Toute la journée, je m’étais demandée ce qui allait bien pouvoir se passer pour mon anniversaire… Sur le chemin du retour de l’école, main dans la main avec ma sœur, je badais devant les bonbons exposés dans la vitrine de la boulangerie d’à côté, mais je savais aussi que ce n’était pas pour moi… Pourtant je me persuadais toujours qu’une surprise m’attendait à la maison… A peine arrivée, je vis Maman s’occuper encore de ma petite sœur et, par son attitude, elle semblait avoir oublié que pour moi c’était une journée exceptionnelle. Après avoir avalé un bol de chocolat chaud et deux tartines beurrées, il fallut faire les devoirs (heureusement Monique était là pour m’aider !!) Et après seulement quelques minutes de jeu, c’était déjà l’heure du repas et d’aller se coucher. Papa était retardé par son travail, alors il n’y aurait rien de plus pour ce soir… Mon anniversaire avait bien été oublié… Un mélange de colère et de tristesse m’envahit alors malgré le câlin que ma sœur me fit pour atténuer ma peine. Je ruminai que ce n’était pas juste et décidai de faire quelque chose pour me faire remarquer, peu m’importait les conséquences… J’élaborai très vite un plan que je partageai avec Monique. La peur des représailles nous terrorisait mais à deux nous étions plus fortes. Sur ces bonnes résolutions, nous avions fini par nous endormir.

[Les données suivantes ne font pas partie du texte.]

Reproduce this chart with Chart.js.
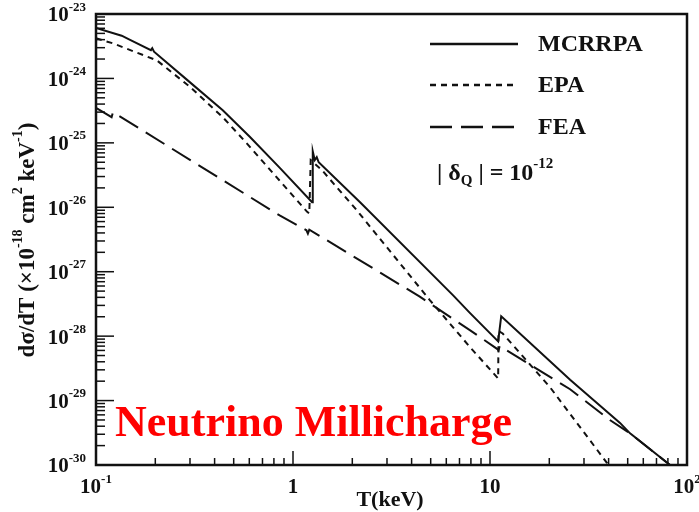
<!DOCTYPE html>
<html>
<head>
<meta charset="utf-8">
<script src="https://cdn.jsdelivr.net/npm/chart.js@4.4.0/dist/chart.umd.min.js"></script>
<style>
  body { margin: 0; background: #fff; }
  #wrap { width: 699px; height: 512px; }
</style>
</head>
<body>
<div id="wrap"><canvas id="myChart" width="699" height="512"></canvas></div>
<script>
// values: T in keV, dsigma/dT in 1e-18 cm^2 keV^-1
const mcrrpaT = [0.1, 0.135, 0.148, 0.19, 0.193, 0.197, 0.29, 0.44, 0.605, 0.85, 1.25, 1.26, 1.29, 1.32, 1.35, 2.19, 6.5, 7.9, 11.0, 11.4, 25.5, 45.7, 51.4, 82];
const mcrrpaS = [6.1e-24, 4.6e-24, 4.0e-24, 2.75e-24, 2.95e-24, 2.6e-24, 9.5e-25, 3.2e-25, 1.23e-25, 4.2e-26, 1.2e-26, 7.4e-26, 5.4e-26, 6.0e-26, 5.0e-26, 1.2e-26, 4.3e-28, 2.3e-28, 8.3e-29, 2.04e-28, 2.1e-29, 4.5e-30, 3.1e-30, 1.0e-30];

const epaT = [0.1, 0.122, 0.204, 0.3, 0.44, 0.58, 0.85, 1.18, 1.21, 1.23, 1.4, 2.1, 4.96, 7.9, 11.0, 11.05, 11.6, 20.2, 39.3, 41];
const epaS = [4.2e-24, 3.5e-24, 1.9e-24, 7.4e-25, 2.5e-25, 1.0e-25, 2.65e-26, 8.5e-27, 8.0e-27, 5.4e-26, 3.8e-26, 9.1e-27, 3.6e-28, 6.8e-29, 2.2e-29, 1.2e-28, 1.1e-28, 1.6e-29, 1.07e-30, 8e-31];

const feaT = [0.1, 0.12, 0.122, 0.86, 1.17, 1.19, 1.21, 4.4, 7.9, 10.9, 11.05, 11.2, 25.5, 40.6, 51.4, 82];
const feaS = [3.5e-25, 2.5e-25, 3.0e-25, 7.4e-27, 4.4e-27, 3.9e-27, 4.5e-27, 4.1e-28, 1.24e-28, 6.3e-29, 6.0e-29, 7.0e-29, 1.5e-29, 5.0e-30, 3.1e-30, 1.0e-30];

const seriesNames = ["MCRRPA", "EPA", "FEA"];
const xTickVals = [0.1, 1, 10, 100];
const xTickLabels = ["10^-1", "1", "10", "10^2"];
const yTickExps = [-30, -29, -28, -27, -26, -25, -24, -23];

const serif = '"Liberation Serif", "Times New Roman", serif';

function toPoints(xs, ys) {
  return xs.map((x, i) => ({ x: x, y: ys[i] }));
}

// draws text pieces, mode 1 = superscript, -1 = subscript
function drawRich(ctx, parts, x, y, size, align) {
  const fontOf = (m) => `bold ${m ? Math.round(size * 0.62) : size}px ${serif}`;
  const widths = parts.map(([t, m]) => {
    ctx.font = fontOf(m);
    return ctx.measureText(t).width;
  });
  const total = widths.reduce((a, b) => a + b, 0);
  let cx = align === "right" ? x - total : align === "center" ? x - total / 2 : x;
  ctx.textAlign = "left";
  ctx.textBaseline = "middle";
  parts.forEach(([t, m], i) => {
    ctx.font = fontOf(m);
    const dy = m === 1 ? -size * 0.42 : m === -1 ? size * 0.3 : 0;
    ctx.fillText(t, cx, y + dy);
    cx += widths[i];
  });
}

function labelParts(str) {
  const [base, exp] = str.split("^");
  return exp ? [[base, 0], [exp, 1]] : [[base, 0]];
}

const decorations = {
  id: "decorations",
  afterDatasetsDraw(chart) {
    const ctx = chart.ctx;
    const area = chart.chartArea;
    const xs = chart.scales.x;
    const ys = chart.scales.y;
    ctx.save();
    ctx.fillStyle = "#111";
    ctx.strokeStyle = "#111";

    // y ticks (inward, left side)
    ctx.lineWidth = 1.5;
    yTickExps.forEach((e) => {
      const py = ys.getPixelForValue(Math.pow(10, e));
      ctx.beginPath();
      ctx.moveTo(area.left, py);
      ctx.lineTo(area.left + 18, py);
      ctx.stroke();
      if (e < -23) {
        for (let k = 2; k <= 9; k++) {
          const my = ys.getPixelForValue(k * Math.pow(10, e));
          ctx.beginPath();
          ctx.moveTo(area.left, my);
          ctx.lineTo(area.left + 9, my);
          ctx.stroke();
        }
      }
      drawRich(ctx, [["10", 0], [String(e), 1]], 86, py + 2, 21, "right");
    });

    // x ticks (inward, bottom side)
    xTickVals.forEach((v, i) => {
      const px = xs.getPixelForValue(v);
      ctx.beginPath();
      ctx.moveTo(px, area.bottom);
      ctx.lineTo(px, area.bottom - 14);
      ctx.stroke();
      if (v < 100) {
        for (let k = 2; k <= 9; k++) {
          const mx = xs.getPixelForValue(k * v);
          ctx.beginPath();
          ctx.moveTo(mx, area.bottom);
          ctx.lineTo(mx, area.bottom - 7);
          ctx.stroke();
        }
      }
      drawRich(ctx, labelParts(xTickLabels[i]), px, 488, 21, "center");
    });

    // frame
    ctx.lineWidth = 2.5;
    ctx.strokeRect(area.left, area.top, area.right - area.left, area.bottom - area.top);

    // axis titles
    drawRich(ctx, [["T(keV)", 0]], 390, 500, 22, "center");
    ctx.save();
    ctx.translate(28, 240);
    ctx.rotate(-Math.PI / 2);
    drawRich(ctx, [["d\u03c3/dT (\u00d710", 0], ["-18", 1], [" cm", 0], ["2", 1], [" keV", 0], ["-1", 1], [")", 0]], 0, 0, 23, "center");
    ctx.restore();

    // legend
    const legY = [44, 85, 127];
    chart.data.datasets.forEach((ds, i) => {
      ctx.save();
      ctx.lineWidth = 2.5;
      ctx.setLineDash(ds.borderDash || []);
      ctx.beginPath();
      ctx.moveTo(430, legY[i]);
      ctx.lineTo(518, legY[i]);
      ctx.stroke();
      ctx.restore();
      drawRich(ctx, [[ds.label, 0]], 538, legY[i] + 1, 24, "left");
    });
    drawRich(ctx, [["| \u03b4", 0], ["Q", -1], [" | = 10", 0], ["-12", 1]], 437, 174, 24, "left");

    // red caption
    ctx.fillStyle = "#f00";
    drawRich(ctx, [["Neutrino Millicharge", 0]], 115, 425, 44, "left");
    ctx.restore();
  }
};

const ctx = document.getElementById("myChart");

new Chart(ctx, {
  type: "line",
  data: {
    datasets: [
      {
        label: seriesNames[0],
        data: toPoints(mcrrpaT, mcrrpaS),
        borderColor: "#111",
        borderWidth: 2,
        borderDash: [],
      },
      {
        label: seriesNames[1],
        data: toPoints(epaT, epaS),
        borderColor: "#111",
        borderWidth: 2,
        borderDash: [6, 5],
      },
      {
        label: seriesNames[2],
        data: toPoints(feaT, feaS),
        borderColor: "#111",
        borderWidth: 2,
        borderDash: [22, 9],
      },
    ],
  },
  options: {
    responsive: false,
    animation: false,
    devicePixelRatio: 1,
    layout: { padding: { left: 96, top: 14, right: 12, bottom: 47 } },
    elements: { point: { radius: 0 }, line: { tension: 0 } },
    plugins: { legend: { display: false }, tooltip: { enabled: false } },
    scales: {
      x: { type: "logarithmic", min: 0.1, max: 100, display: false },
      y: { type: "logarithmic", min: 1e-30, max: 1e-23, display: false },
    },
  },
  plugins: [decorations],
});
</script>
</body>
</html>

Le lendemain matin, pendant que ma sœur faisait le guet, je me précipitai dans l’entrée et plongeai ma main dans la poche de la veste de mon père pour prendre de la petite monnaie. Mon cœur battait la chamade mais une force en moi me fit aller au bout : mon cadeau serait les bonbons de la boulangère que je partagerai avec ma complice de toujours. Le manteau enfilé, nous sommes parties à toute vitesse. En chemin, l’arrêt pour acheter les fameux bonbons tant convoités était pour moi un véritable bonheur. On s’était même dit qu’on les finirait sous les draps en cachette. L’insouciance nous faisait oublier les risques pris.

Hélas, ce joyeux anniversaire ne dura pas longtemps. Bien sûr, papa s’en était très vite aperçu et le martinet fut au rendez-vous. La punition terminée, du fond de mon lit et la bouche pleine, je chuchotai à Monique avant de m’endormir : « qu’est-ce qu’ils étaient bons ces bonbons ! » D’ailleurs, je m’en souviens encoreCette blessure s’estompa au fil du temps grâce à ma force de cœur. Toute ma vie j’ai communiqué le plus possible par des mots positifs que j’offrais aux plus démunis, avec comme cadeau en retour, la richesse du partage.